CS Seminar series – 14:00, Friday, 12.02.2015, Room KN:E-2015
Tom Krajnik, University of Lincoln, UK
Abstract:
While robotic mapping of static environments has been widely studied, long-term mapping in non-stationary environments is still an open problem. In this talk, we present an approach for long-term representation of populated environments, where many of the observed changes are caused by humans performing their daily activities. We propose to model the environment’s dynamics by its frequency spectrum, as a combination of harmonic functions that correspond to periodic processes influencing the environment.
Such a representation not only allows representation of environment dynamics over arbitrary time-scales with constant memory requirements, but also prediction of future environment states and anomaly detection. The main advantage of the proposed approach is its universality – it can extend most of the environment models used in mobile robotics.
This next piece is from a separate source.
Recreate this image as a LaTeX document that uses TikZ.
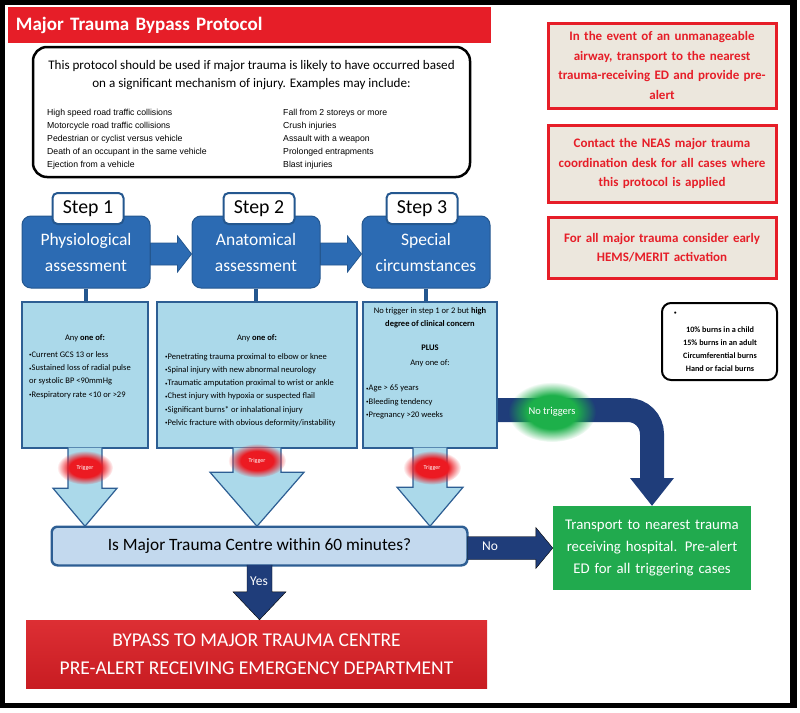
\documentclass[tikz,border=0pt]{standalone}
\usepackage{fontspec}
\setmainfont{Carlito}
\newfontfamily\listfont{Liberation Sans}
\usetikzlibrary{positioning,calc,fadings}

\definecolor{titlered}{HTML}{E61E28}
\definecolor{notefill}{HTML}{ECE7DD}
\definecolor{stepblue}{HTML}{2C6BB3}
\definecolor{stepedge}{HTML}{24578F}
\definecolor{condfill}{HTML}{ABD9EA}
\definecolor{condedge}{HTML}{2D5E93}
\definecolor{askfill}{HTML}{C3D9EE}
\definecolor{navy}{HTML}{1F3D7A}
\definecolor{bypasstop}{HTML}{DD2F34}
\definecolor{bypassbottom}{HTML}{C81C22}
\definecolor{transgreen}{HTML}{21AA4E}
\definecolor{glowred}{HTML}{EC1A22}
\definecolor{glowgreen}{HTML}{1DB04A}

% fading for the soft glows
\pgfdeclareradialshading{glowshade}{\pgfpointorigin}{color(0bp)=(pgftransparent!0); color(14bp)=(pgftransparent!0); color(25bp)=(pgftransparent!100); color(50bp)=(pgftransparent!100)}
\pgfdeclarefading{glowfade}{\pgfuseshading{glowshade}}

\tikzset{
  titlebar/.style={fill=titlered, minimum width=483pt, minimum height=36pt, text width=467pt, inner xsep=8pt, align=left, text=white, font=\bfseries\fontsize{19}{21}\selectfont},
  introbox/.style={draw, line width=2.5pt, rounded corners=14pt, minimum width=437pt, minimum height=130pt},
  introhead/.style={align=center, inner sep=0pt, font=\fontsize{13.1}{18.5}\selectfont},
  mechlist/.style={align=left, inner sep=0pt, font=\listfont\fontsize{8.7}{13}\selectfont},
  notebox/.style={fill=notefill, draw=titlered, line width=3pt, minimum width=228pt, text width=220pt, align=center, text=titlered, font=\bfseries\fontsize{13}{19.5}\selectfont},
  burnsbox/.style={draw, line width=2pt, rounded corners=9pt, minimum width=115pt, minimum height=77pt},
  burnstext/.style={align=center, inner sep=0pt, font=\bfseries\fontsize{8.2}{13}\selectfont},
  stepbox/.style={fill=stepblue, draw=stepedge, line width=1pt, rounded corners=9pt, minimum width=128pt, minimum height=72pt, align=center, text=white, font=\fontsize{17.5}{26}\selectfont},
  steplabel/.style={fill=white, draw=stepedge, line width=2pt, rounded corners=5pt, minimum width=71pt, minimum height=31pt, inner sep=0pt, font=\fontsize{19.8}{22}\selectfont},
  steparrow/.style={fill=stepblue, draw=stepedge, line width=0.8pt},
  stem/.style={draw=stepedge, line width=3.5pt},
  condbox/.style={fill=condfill, draw=condedge, line width=1.2pt, minimum height=146pt},
  condtext/.style={align=left, inner sep=0pt, font=\fontsize{8.5}{13.2}\selectfont},
  condhead/.style={align=center, inner sep=0pt, font=\fontsize{8.5}{13}\selectfont},
  trigarrow/.style={fill=condfill, draw=condedge, line width=1.2pt},
  trigtext/.style={text=white, inner sep=0pt, font=\fontsize{6}{7}\selectfont},
  glowspot/.style={path fading=glowfade},
  askbox/.style={fill=askfill, draw=condedge, line width=1.5pt, rounded corners=6pt, minimum width=415pt, minimum height=38pt, font=\fontsize{17.3}{19}\selectfont},
  navyarrow/.style={fill=navy},
  arrowlabel/.style={text=white, inner sep=0pt, font=\fontsize{13.5}{15}\selectfont},
  transportbox/.style={fill=transgreen, minimum width=198pt, minimum height=84pt, text width=194pt, inner xsep=2pt, align=center, text=white, font=\fontsize{14.8}{22}\selectfont},
  bypassbox/.style={top color=bypasstop, bottom color=bypassbottom, minimum width=461pt, minimum height=68pt, align=center, text=white, font=\fontsize{19.5}{28}\selectfont}
}

% small raised bullet used in the criteria lists
\newcommand{\dotmark}{{\fontsize{5}{5}\selectfont\raisebox{0.25ex}{\textbullet}}}
% block arrow to the right: from, tip, shaft half, head half, head length, style
\newcommand{\blockright}[6]{%
  \filldraw[#6] ($(#1)+(0,-#3)$) -- ($(#2)+(-#5,-#3)$) -- ($(#2)+(-#5,-#4)$) -- (#2) -- ($(#2)+(-#5,#4)$) -- ($(#2)+(-#5,#3)$) -- ($(#1)+(0,#3)$) -- cycle;}
% block arrow downwards: from, tip, shaft half, head half, head length, style
\newcommand{\blockdown}[6]{%
  \filldraw[#6] ($(#1)+(-#3,-1)$) -- ($(#2)+(-#3,-#5)$) -- ($(#2)+(-#4,-#5)$) -- (#2) -- ($(#2)+(#4,-#5)$) -- ($(#2)+(#3,-#5)$) -- ($(#1)+(#3,-1)$);}

\begin{document}
\begin{tikzpicture}[x=1pt,y=-1pt]
\useasboundingbox (0,0) rectangle (800,712);

% Drawing frame
\draw[line width=5pt] (2.5,2.5) rectangle (792.5,705);
\fill (790,0) rectangle (797,708);

% Drawing title
\node[titlebar] (title) at (249.5,25) {Major Trauma Bypass Protocol};

% Drawing mechanism of injury box
\node[introbox] (intro) at (251.5,112) {};
\node[introhead] (introhead) at (251.5,75) {This protocol should be used if major trauma is likely to have occurred based\\on a significant mechanism of injury. Examples may include:};
\node[mechlist, anchor=west] (mechA) at (47,139) {High speed road traffic collisions\\Motorcycle road traffic collisions\\Pedestrian or cyclist versus vehicle\\Death of an occupant in the same vehicle\\Ejection from a vehicle};
\node[mechlist, anchor=west] (mechB) at (283,139) {Fall from 2 storeys or more\\Crush injuries\\Assault with a weapon\\Prolonged entrapments\\Blast injuries};

% Drawing red notes
\node[notebox, minimum height=85pt] (noteA) at (662,65.5) {In the event of an unmanageable\\airway, transport to the nearest\\trauma-receiving ED and provide pre-\\alert};
\node[notebox, minimum height=77pt] (noteB) at (662,163.5) {Contact the NEAS major trauma\\coordination desk for all cases where\\this protocol is applied};
\node[notebox, minimum height=61pt] (noteC) at (662,247.5) {For all major trauma consider early\\HEMS/MERIT activation};

% Drawing burns footnote
\node[burnsbox] (burns) at (719.5,341.5) {};
\node[burnstext, anchor=west] (burnsmark) at (674,314) {\dotmark};
\node[burnstext] (burnslist) at (720,349) {10\% burns in a child\\15\% burns in an adult\\Circumferential burns\\Hand or facial burns};

% Drawing steps
\node[stepbox] (stepA) at (86,252) {Physiological\\assessment};
\node[stepbox] (stepB) at (256,252) {Anatomical\\assessment};
\node[stepbox] (stepC) at (426,252) {Special\\circumstances};
\coordinate (arrAB) at ($(stepA.east)+(0,2)$);
\coordinate (arrBC) at ($(stepB.east)+(0,2)$);
\blockright{arrAB}{arrAB -| stepB.west}{11}{18}{14}{steparrow}
\blockright{arrBC}{arrBC -| stepC.west}{11}{18}{14}{steparrow}
\node[steplabel] (labA) at (88,208.5) {Step 1};
\node[steplabel] (labB) at (259,208.5) {Step 2};
\node[steplabel] (labC) at (422,208.5) {Step 3};

% Drawing no triggers route
\coordinate (ntstart) at (497,410);
\coordinate (nthead) at (652,478);
\draw[navy, line width=24pt, rounded corners=24pt] (ntstart) -- (ntstart -| nthead) -- (nthead);

% Drawing criteria boxes
\node[condbox, minimum width=126pt] (condA) at (85,375) {};
\node[condbox, minimum width=200pt] (condB) at (257,375) {};
\node[condbox, minimum width=134pt] (condC) at (430,375) {};
\draw[stem] (stepA.south) -- (stepA.south |- condA.north);
\draw[stem] (stepB.south) -- (stepB.south |- condB.north);
\draw[stem] (stepC.south) -- (stepC.south |- condC.north);

\node[condhead] (anyA) at (85,338) {Any \textbf{one of:}};
\node[condtext, anchor=west] (listA) at (29,375) {\dotmark Current GCS 13 or less\\\dotmark Sustained loss of radial pulse\\or systolic BP <90mmHg\\\dotmark Respiratory rate <10 or >29};
\node[condhead] (anyB) at (257,338) {Any \textbf{one of:}};
\node[condtext, anchor=west] (listB) at (165,390) {\dotmark Penetrating trauma proximal to elbow or knee\\\dotmark Spinal injury with new abnormal neurology\\\dotmark Traumatic amputation proximal to wrist or ankle\\\dotmark Chest injury with hypoxia or suspected flail\\\dotmark Significant burns* or inhalational injury\\\dotmark Pelvic fracture with obvious deformity/instability};
\node[condhead] (headC) at (430,318) {No trigger in step 1 or 2 but \textbf{high}\\\textbf{degree of clinical concern}};
\node[condhead, font=\fontsize{8.5}{15}\selectfont] (plusC) at (430,356) {\textbf{PLUS}\\Any one of:};
\node[condtext, anchor=west] (listC) at (366,402) {\dotmark Age > 65 years\\\dotmark Bleeding tendency\\\dotmark Pregnancy >20 weeks};

% Drawing decision box and outcomes
\node[askbox] (ask) at (259.5,546) {Is Major Trauma Centre within 60 minutes?};
\node[transportbox] (transport) at (652,548) {Transport to nearest trauma\\receiving hospital. Pre-alert\\ED for all triggering cases};
\node[bypassbox] (bypass) at (256.5,654) {BYPASS TO MAJOR TRAUMA CENTRE\\PRE-ALERT RECEIVING EMERGENCY DEPARTMENT};
\fill[navy] ($(nthead)+(-22,0)$) -- (nthead -| transport.north) -- ($(nthead)+(22,0)$) -- (transport.north) -- cycle;

% Drawing trigger arrows
\coordinate (tipA) at (condA.south |- ask.north);
\coordinate (tipB) at (condB.south |- ask.north);
\coordinate (tipC) at (condC.south |- ask.north);
\blockdown{condA.south}{tipA}{17}{32}{38}{trigarrow}
\blockdown{condB.south}{tipB}{24}{47}{54}{trigarrow}
\blockdown{condC.south}{tipC}{17}{33}{39}{trigarrow}
\draw[askbox, fill=none] (ask.north west) rectangle (ask.south east);

% Marking triggers
\coordinate (trigApos) at ($(condA.south)+(0,19)$);
\coordinate (trigBpos) at ($(condB.south)+(0,12)$);
\coordinate (trigCpos) at ($(condC.south)+(2,19)$);
\fill[glowred, glowspot] (trigApos) ellipse (28 and 17);
\fill[glowred, glowspot] (trigBpos) ellipse (29 and 17);
\fill[glowred, glowspot] (trigCpos) ellipse (29 and 17);
\node[trigtext] (trigA) at (trigApos) {Trigger};
\node[trigtext] (trigB) at (trigBpos) {Trigger};
\node[trigtext] (trigC) at (trigCpos) {Trigger};

% Drawing yes and no arrows
\coordinate (noend) at ($(ask.east)+(0,2)$);
\blockright{noend}{noend -| transport.west}{11.5}{20.5}{17}{navyarrow}
\node[arrowlabel] (nolabel) at (490,546) {No};
\coordinate (yestip) at (ask.south |- bypass.north);
\blockdown{ask.south}{yestip}{12.5}{26.5}{28}{navyarrow}
\node[arrowlabel] (yeslabel) at (259,581) {Yes};

% Marking no triggers
\coordinate (ntpos) at (552,412);
\fill[glowgreen, glowspot] (ntpos) ellipse (44 and 30);
\node[arrowlabel, font=\fontsize{10.5}{12}\selectfont] (ntlabel) at (ntpos) {No triggers};
\end{tikzpicture}
\end{document}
The proposed approach is applied to several environment representations created by a mobile robot autonomously patrolling indoor environments for several months. In particular, we apply the approach to occupancy grids, feature-based representations and topological maps and show that the approach can represent billions of observations with a few spectral components achieving compression rates up to 1:100000, significantly improves localization robustness in dynamic environments, allows for more efficient path planning, speeds-up tasks like object search or activity classification, and allows to perform 4D spatio-temporal exploration.